REPUBLIKA.CO.ID, JAKARTA -- Pakar hukum tata negara, Margarito Kamis menyatakan, pendaftaran Gibran Rakabuming Raka sebagai cawapres sah. Sebab, pencalonan Gibran berlandaskan pada putusan Mahkamah Konstitusi (MK) Nomor 90, meski KPU terlambat mengubah Peraturan KPU (PKPU) terkait syarat calon.
"Kalau dibilang KPU belum bikin PKPU, terus pendaftaran Pak Gibran atau pasangan Prabowo-Gibran itu tidak sah, banyak sekali yang tidak sah di republik ini, Pak. Banyak sekali," kata Margarito yang berbicara sebagai ahli pihak Prabowo-Gibran di sidang sengketa hasil Pilpres 2024 di Gedung MK, Kamis (4/4/2024).
Sebagai gambaran, Putusan MK Nomor 90 diketahui mengubah syarat batas usia minimum capres-cawapres sehingga seseorang yang belum berusia 40 tahun asalkan pernah/sedang menjadi kepala daerah boleh menjadi capres-cawapres. Putusan itu membukakan jalan untuk Gibran Rakabuming Raka (36 tahun) menjadi cawapres pendamping Prabowo.
KPU menerima pendaftaran Prabowo-Gibran berlandaskan putusan tersebut pada 25 Oktober 2023. Namun, KPU baru merevisi Peraturan KPU (PKPU) terkait syarat pendaftaran calon agar sesuai dengan putusan MK pada 3 November 2024. Karena itu, kubu Anies-Muhaimin dan Ganjar-Mahfud mendalilkan bahwa pencalonan Gibran tidak sah sehingga Prabowo-Gibran harus didiskualifikasi.
Margarito menyatakan, aturan batas usia dalam PKPU dibuat berlandaskan pada Pasal 169 UU Pemilu. Adapun Putusan MK Nomor 90 mengubah ketentuan batas usia dalam Pasal 169 itu. "Kalau dasar hukumnya berubah, hukumnya (juga) berubah. Pendaftarannya sah," ujarnya.

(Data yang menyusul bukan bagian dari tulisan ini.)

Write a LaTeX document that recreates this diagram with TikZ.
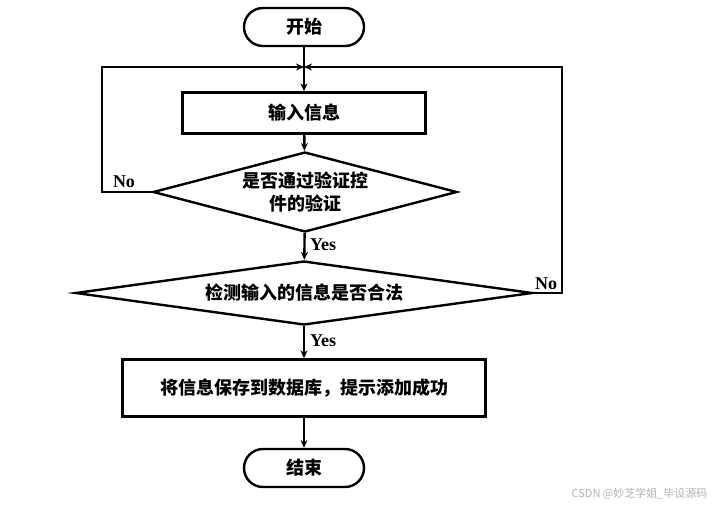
\documentclass[tikz,border=0pt]{standalone}
\usepackage{fontspec}
\usepackage{tikz}
\usetikzlibrary{shapes.geometric,arrows.meta}
\newfontfamily\cjk{Noto Sans CJK SC}
\newfontfamily\latinfont{Liberation Serif}

\begin{document}
\begin{tikzpicture}[x=1pt,y=-1pt,
    line width=2.4pt,
    terminal/.style={draw, rectangle, rounded corners=19pt, minimum width=120pt, minimum height=38pt, font=\cjk\bfseries\fontsize{18}{22}\selectfont},
    process/.style={draw, rectangle, minimum height=41pt, font=\cjk\bfseries\fontsize{18}{22}\selectfont},
    decision/.style={draw, diamond, inner sep=0pt, align=center, font=\cjk\bfseries\fontsize{18}{23}\selectfont},
    branch/.style={font=\latinfont\bfseries\fontsize{18}{20}\selectfont, inner sep=1pt},
    flow/.style={-{Stealth[length=8pt,width=7pt]}}]
\useasboundingbox (0,0) rectangle (719,507);

% Blocks
\node[terminal] (start) at (304,27) {开始};
\node[process, minimum width=243pt] (input) at (304,113) {输入信息};
\node[decision, aspect=3.8, minimum width=304pt, minimum height=80pt] (check) at (305,192) {是否通过验证控\\件的验证};
\node[decision, aspect=7.1, minimum width=457pt, minimum height=64pt] (legal) at (304,293) {检测输入的信息是否合法};
\node[process, minimum width=363pt, minimum height=57pt] (save) at (304,388) {将信息保存到数据库，提示添加成功};
\node[terminal] (finish) at (304,468) {结束};

% Loop corners
\coordinate (join) at (304,67);
\coordinate (lcorner) at (102,192);
\coordinate (rcorner) at (562,293);

% Main flow
\draw (start) -- (join);
\draw[flow] (join) -- (input);
\draw[flow] (input) -- (check);
\draw[flow] (check) -- (legal);
\draw[flow] (legal) -- (save);
\draw[flow] (save) -- (finish);

% Back loops
\draw[flow] (check.west) -- (lcorner) |- (join);
\draw[flow] (legal.east) -- (rcorner) |- (join);

% Branch labels
\node[branch, anchor=west] (yes1) at (308,245) {Yes};
\node[branch, anchor=west] (yes2) at (308,341) {Yes};
\node[branch] (no1) at (124,182) {No};
\node[branch] (no2) at (546,284) {No};

% Watermark
\node[gray!60, font=\cjk\fontsize{11}{13}\selectfont, anchor=east] (mark) at (712,494) {CSDN @妙芝学姐\_毕设源码};
\end{tikzpicture}
\end{document}
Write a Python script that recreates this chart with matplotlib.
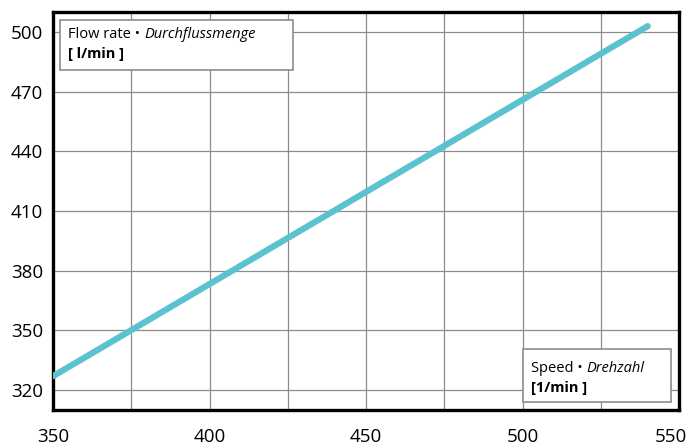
import matplotlib
matplotlib.use("Agg")
import matplotlib.pyplot as plt
import matplotlib.transforms as mtransforms
from matplotlib.patches import Rectangle

speed = [350, 540]
flow = [327, 503]
x_ticks = [350, 400, 450, 500, 550]
y_ticks = [320, 350, 380, 410, 440, 470, 500]
x_grid = [350, 375, 400, 425, 450, 475, 500, 525, 550]

plt.rcParams['font.family'] = ['Open Sans', 'DejaVu Sans']

fig = plt.figure(figsize=(6.91, 4.48), dpi=100)
ax = fig.add_axes([0.0767, 0.0848, 0.906, 0.888])
ax.set_xlim(350, 550)
ax.set_ylim(310, 510)
ax.set_xticks(x_grid)
ax.set_xticklabels([str(v) if v in x_ticks else '' for v in x_grid])
ax.set_yticks(y_ticks)
ax.grid(True, color='#8c8c8c', linewidth=0.9)
ax.set_axisbelow(True)
ax.tick_params(length=0, labelsize=13.5, colors='black')
ax.tick_params(axis='x', pad=13)
ax.tick_params(axis='y', pad=7)
for s in ax.spines.values():
    s.set_linewidth(2.4)
    s.set_color('black')

# shift the last x label left so it stays inside the figure
last = ax.get_xticklabels()[-1]
last.set_transform(last.get_transform() + mtransforms.ScaledTranslation(-8/100, 0, fig.dpi_scale_trans))

ax.plot(speed, flow, color='#5bc3cf', linewidth=4.5, solid_capstyle='round', zorder=3)

fs = 10.5
# top-left box
ax.add_patch(Rectangle((0.011, 0.855), 0.372, 0.125, transform=ax.transAxes,
                       facecolor='white', edgecolor='#8c8c8c', linewidth=1.2, zorder=4))
t1 = ax.text(0.024, 0.935, 'Flow rate \u2022 ', transform=ax.transAxes, fontsize=fs,
             va='baseline', ha='left', zorder=5)
ax.annotate('Durchflussmenge', xy=(1, 0), xycoords=t1, va='bottom', ha='left',
            fontsize=fs, style='italic', zorder=5)
ax.text(0.024, 0.884, '[ l/min ]', transform=ax.transAxes, fontsize=fs,
        fontweight='bold', va='baseline', ha='left', zorder=5)

# bottom-right box
ax.add_patch(Rectangle((0.751, 0.02), 0.236, 0.133, transform=ax.transAxes,
                       facecolor='white', edgecolor='#8c8c8c', linewidth=1.2, zorder=4))
t2 = ax.text(0.7636, 0.0955, 'Speed \u2022 ', transform=ax.transAxes, fontsize=fs,
             va='baseline', ha='left', zorder=5)
ax.annotate('Drehzahl', xy=(1, 0), xycoords=t2, va='bottom', ha='left',
            fontsize=fs, style='italic', zorder=5)
ax.text(0.7636, 0.045, '[1/min ]', transform=ax.transAxes, fontsize=fs,
        fontweight='bold', va='baseline', ha='left', zorder=5)

fig.savefig('out.png', dpi=100)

Sejalan dengan itu, Margarito berpendapat bahwa MK tidak bisa mendiskualifikasi Prabowo-Gibran. Sebab, MK tidak punya dasar menyatakan pencalonan Gibran tidak memenuhi syarat.
Lebih dari itu, Margarito mempertanyakan mengapa pasangan Anies-Muhaimin dan Ganjar-Mahfud tidak pernah menggugat pencalonan Gibran sejak masa pendaftaran hingga hari pemungutan suara. Setelah dinyatakan kalah dalam Pilpres 2024, barulah Anies-Muhaimin dan Ganjar-Mahfud menggugat pencalonan Gibran ke MK.
"Kenapa tidak disengketakan? Sudah kalah, baru ribut, kan nggak fair," ujarnya.